start DATA ROWS

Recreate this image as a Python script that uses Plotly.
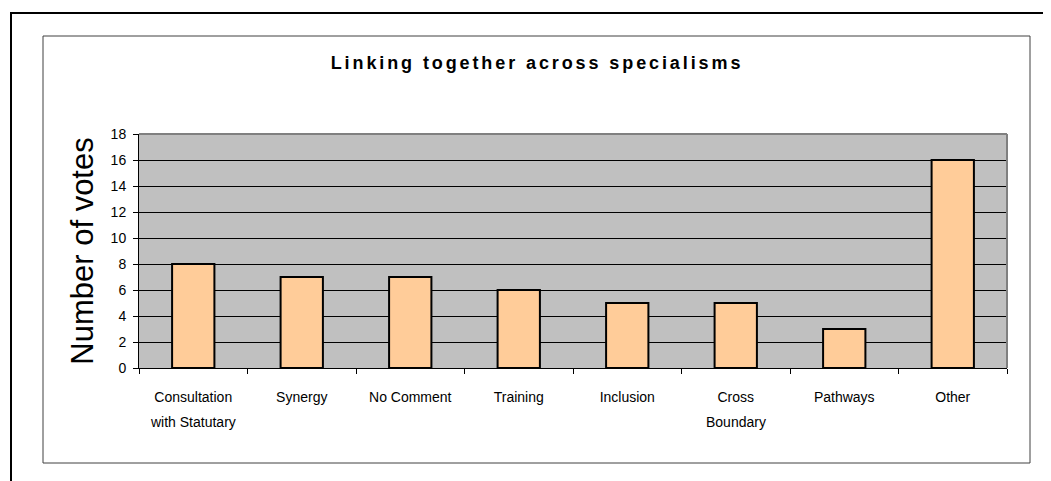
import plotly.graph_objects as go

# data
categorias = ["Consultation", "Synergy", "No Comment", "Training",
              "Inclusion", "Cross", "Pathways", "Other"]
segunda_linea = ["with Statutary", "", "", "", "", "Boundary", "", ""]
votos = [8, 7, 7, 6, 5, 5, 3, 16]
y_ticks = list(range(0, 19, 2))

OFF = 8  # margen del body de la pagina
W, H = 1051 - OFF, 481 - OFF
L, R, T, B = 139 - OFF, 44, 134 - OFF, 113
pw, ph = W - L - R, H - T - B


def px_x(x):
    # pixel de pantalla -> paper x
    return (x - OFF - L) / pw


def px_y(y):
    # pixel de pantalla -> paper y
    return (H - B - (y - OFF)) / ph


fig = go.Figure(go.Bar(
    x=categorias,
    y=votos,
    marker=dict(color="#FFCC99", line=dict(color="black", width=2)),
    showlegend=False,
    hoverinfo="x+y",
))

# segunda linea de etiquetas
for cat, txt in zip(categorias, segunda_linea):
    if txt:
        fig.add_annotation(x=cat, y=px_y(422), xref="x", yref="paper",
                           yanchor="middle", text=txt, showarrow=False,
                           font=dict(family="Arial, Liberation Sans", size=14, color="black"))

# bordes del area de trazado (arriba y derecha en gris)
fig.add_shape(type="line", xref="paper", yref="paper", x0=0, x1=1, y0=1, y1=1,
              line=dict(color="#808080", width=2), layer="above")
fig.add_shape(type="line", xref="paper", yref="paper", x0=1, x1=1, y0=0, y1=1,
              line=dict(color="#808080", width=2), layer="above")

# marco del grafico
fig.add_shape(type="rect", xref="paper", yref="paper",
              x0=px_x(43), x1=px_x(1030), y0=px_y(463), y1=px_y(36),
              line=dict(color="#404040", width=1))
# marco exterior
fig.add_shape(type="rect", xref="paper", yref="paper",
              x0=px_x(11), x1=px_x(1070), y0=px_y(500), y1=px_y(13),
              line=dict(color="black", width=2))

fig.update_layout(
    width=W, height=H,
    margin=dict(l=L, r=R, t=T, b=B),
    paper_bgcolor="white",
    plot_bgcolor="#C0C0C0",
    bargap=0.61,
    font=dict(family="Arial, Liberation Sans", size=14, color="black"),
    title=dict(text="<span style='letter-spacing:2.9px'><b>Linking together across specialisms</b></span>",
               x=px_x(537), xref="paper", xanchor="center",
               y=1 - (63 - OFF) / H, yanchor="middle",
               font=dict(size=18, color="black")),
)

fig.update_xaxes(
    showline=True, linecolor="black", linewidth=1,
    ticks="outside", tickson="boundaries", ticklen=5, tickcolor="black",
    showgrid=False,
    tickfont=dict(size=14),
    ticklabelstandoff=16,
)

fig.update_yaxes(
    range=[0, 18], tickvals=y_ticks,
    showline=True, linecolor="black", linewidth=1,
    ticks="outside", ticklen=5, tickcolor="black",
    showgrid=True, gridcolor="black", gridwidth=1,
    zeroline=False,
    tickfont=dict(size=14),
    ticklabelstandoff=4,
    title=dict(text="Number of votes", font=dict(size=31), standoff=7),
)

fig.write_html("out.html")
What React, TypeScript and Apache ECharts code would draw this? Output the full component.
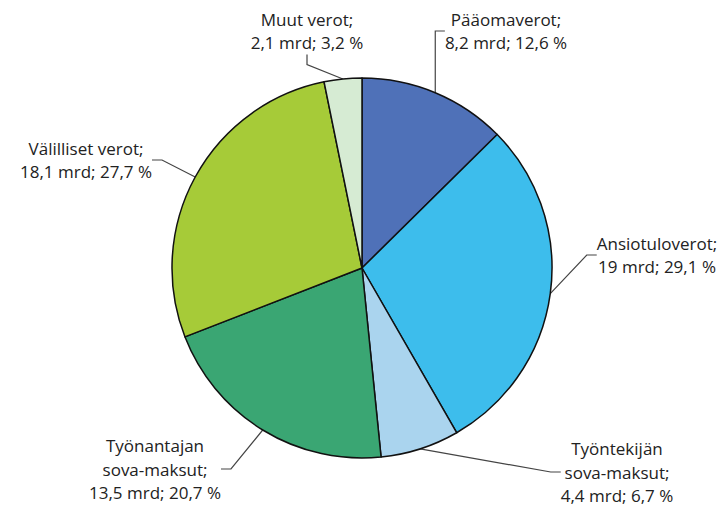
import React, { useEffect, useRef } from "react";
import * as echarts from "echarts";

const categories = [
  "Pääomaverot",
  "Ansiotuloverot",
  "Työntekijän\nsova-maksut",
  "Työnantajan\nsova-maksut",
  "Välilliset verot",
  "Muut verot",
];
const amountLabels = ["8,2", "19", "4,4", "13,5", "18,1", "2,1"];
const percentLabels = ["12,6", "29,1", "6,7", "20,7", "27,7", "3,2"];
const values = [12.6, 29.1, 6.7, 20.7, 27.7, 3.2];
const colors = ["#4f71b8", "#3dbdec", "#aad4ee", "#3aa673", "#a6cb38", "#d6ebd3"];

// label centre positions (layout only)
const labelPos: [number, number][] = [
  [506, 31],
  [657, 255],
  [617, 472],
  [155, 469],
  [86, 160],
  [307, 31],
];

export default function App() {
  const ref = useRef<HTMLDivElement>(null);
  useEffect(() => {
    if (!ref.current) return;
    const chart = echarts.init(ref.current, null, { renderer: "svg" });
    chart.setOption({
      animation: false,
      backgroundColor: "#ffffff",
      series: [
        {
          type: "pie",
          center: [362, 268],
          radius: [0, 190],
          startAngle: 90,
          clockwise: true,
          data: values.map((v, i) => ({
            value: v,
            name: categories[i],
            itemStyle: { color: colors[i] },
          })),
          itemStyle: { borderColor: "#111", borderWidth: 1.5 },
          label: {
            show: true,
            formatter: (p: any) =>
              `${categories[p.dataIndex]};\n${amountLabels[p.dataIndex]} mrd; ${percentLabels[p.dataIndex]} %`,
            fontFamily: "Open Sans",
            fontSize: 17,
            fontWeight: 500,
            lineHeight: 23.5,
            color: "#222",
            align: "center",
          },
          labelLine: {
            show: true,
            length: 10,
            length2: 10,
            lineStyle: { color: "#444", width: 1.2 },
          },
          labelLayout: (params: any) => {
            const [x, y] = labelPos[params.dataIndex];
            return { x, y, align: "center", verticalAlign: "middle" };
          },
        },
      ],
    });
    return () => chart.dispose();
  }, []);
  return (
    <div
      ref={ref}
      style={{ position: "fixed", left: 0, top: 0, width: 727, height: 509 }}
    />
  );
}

end DATA ROWS

TASK DETAILS
Go through the material above and print all of it exactly, except the pictures.

ANSWER TO THIS EXERCISE
Recreate this image as a Python script that uses Plotly.
import plotly.graph_objects as go

# data
categorias = ["Consultation", "Synergy", "No Comment", "Training",
              "Inclusion", "Cross", "Pathways", "Other"]
segunda_linea = ["with Statutary", "", "", "", "", "Boundary", "", ""]
votos = [8, 7, 7, 6, 5, 5, 3, 16]
y_ticks = list(range(0, 19, 2))

OFF = 8  # margen del body de la pagina
W, H = 1051 - OFF, 481 - OFF
L, R, T, B = 139 - OFF, 44, 134 - OFF, 113
pw, ph = W - L - R, H - T - B


def px_x(x):
    # pixel de pantalla -> paper x
    return (x - OFF - L) / pw


def px_y(y):
    # pixel de pantalla -> paper y
    return (H - B - (y - OFF)) / ph


fig = go.Figure(go.Bar(
    x=categorias,
    y=votos,
    marker=dict(color="#FFCC99", line=dict(color="black", width=2)),
    showlegend=False,
    hoverinfo="x+y",
))

# segunda linea de etiquetas
for cat, txt in zip(categorias, segunda_linea):
    if txt:
        fig.add_annotation(x=cat, y=px_y(422), xref="x", yref="paper",
                           yanchor="middle", text=txt, showarrow=False,
                           font=dict(family="Arial, Liberation Sans", size=14, color="black"))

# bordes del area de trazado (arriba y derecha en gris)
fig.add_shape(type="line", xref="paper", yref="paper", x0=0, x1=1, y0=1, y1=1,
              line=dict(color="#808080", width=2), layer="above")
fig.add_shape(type="line", xref="paper", yref="paper", x0=1, x1=1, y0=0, y1=1,
              line=dict(color="#808080", width=2), layer="above")

# marco del grafico
fig.add_shape(type="rect", xref="paper", yref="paper",
              x0=px_x(43), x1=px_x(1030), y0=px_y(463), y1=px_y(36),
              line=dict(color="#404040", width=1))
# marco exterior
fig.add_shape(type="rect", xref="paper", yref="paper",
              x0=px_x(11), x1=px_x(1070), y0=px_y(500), y1=px_y(13),
              line=dict(color="black", width=2))

fig.update_layout(
    width=W, height=H,
    margin=dict(l=L, r=R, t=T, b=B),
    paper_bgcolor="white",
    plot_bgcolor="#C0C0C0",
    bargap=0.61,
    font=dict(family="Arial, Liberation Sans", size=14, color="black"),
    title=dict(text="<span style='letter-spacing:2.9px'><b>Linking together across specialisms</b></span>",
               x=px_x(537), xref="paper", xanchor="center",
               y=1 - (63 - OFF) / H, yanchor="middle",
               font=dict(size=18, color="black")),
)

fig.update_xaxes(
    showline=True, linecolor="black", linewidth=1,
    ticks="outside", tickson="boundaries", ticklen=5, tickcolor="black",
    showgrid=False,
    tickfont=dict(size=14),
    ticklabelstandoff=16,
)

fig.update_yaxes(
    range=[0, 18], tickvals=y_ticks,
    showline=True, linecolor="black", linewidth=1,
    ticks="outside", ticklen=5, tickcolor="black",
    showgrid=True, gridcolor="black", gridwidth=1,
    zeroline=False,
    tickfont=dict(size=14),
    ticklabelstandoff=4,
    title=dict(text="Number of votes", font=dict(size=31), standoff=7),
)

fig.write_html("out.html")
What React, TypeScript and Apache ECharts code would draw this? Output the full component.
import React, { useEffect, useRef } from "react";
import * as echarts from "echarts";

const categories = [
  "Pääomaverot",
  "Ansiotuloverot",
  "Työntekijän\nsova-maksut",
  "Työnantajan\nsova-maksut",
  "Välilliset verot",
  "Muut verot",
];
const amountLabels = ["8,2", "19", "4,4", "13,5", "18,1", "2,1"];
const percentLabels = ["12,6", "29,1", "6,7", "20,7", "27,7", "3,2"];
const values = [12.6, 29.1, 6.7, 20.7, 27.7, 3.2];
const colors = ["#4f71b8", "#3dbdec", "#aad4ee", "#3aa673", "#a6cb38", "#d6ebd3"];

// label centre positions (layout only)
const labelPos: [number, number][] = [
  [506, 31],
  [657, 255],
  [617, 472],
  [155, 469],
  [86, 160],
  [307, 31],
];

export default function App() {
  const ref = useRef<HTMLDivElement>(null);
  useEffect(() => {
    if (!ref.current) return;
    const chart = echarts.init(ref.current, null, { renderer: "svg" });
    chart.setOption({
      animation: false,
      backgroundColor: "#ffffff",
      series: [
        {
          type: "pie",
          center: [362, 268],
          radius: [0, 190],
          startAngle: 90,
          clockwise: true,
          data: values.map((v, i) => ({
            value: v,
            name: categories[i],
            itemStyle: { color: colors[i] },
          })),
          itemStyle: { borderColor: "#111", borderWidth: 1.5 },
          label: {
            show: true,
            formatter: (p: any) =>
              `${categories[p.dataIndex]};\n${amountLabels[p.dataIndex]} mrd; ${percentLabels[p.dataIndex]} %`,
            fontFamily: "Open Sans",
            fontSize: 17,
            fontWeight: 500,
            lineHeight: 23.5,
            color: "#222",
            align: "center",
          },
          labelLine: {
            show: true,
            length: 10,
            length2: 10,
            lineStyle: { color: "#444", width: 1.2 },
          },
          labelLayout: (params: any) => {
            const [x, y] = labelPos[params.dataIndex];
            return { x, y, align: "center", verticalAlign: "middle" };
          },
        },
      ],
    });
    return () => chart.dispose();
  }, []);
  return (
    <div
      ref={ref}
      style={{ position: "fixed", left: 0, top: 0, width: 727, height: 509 }}
    />
  );
}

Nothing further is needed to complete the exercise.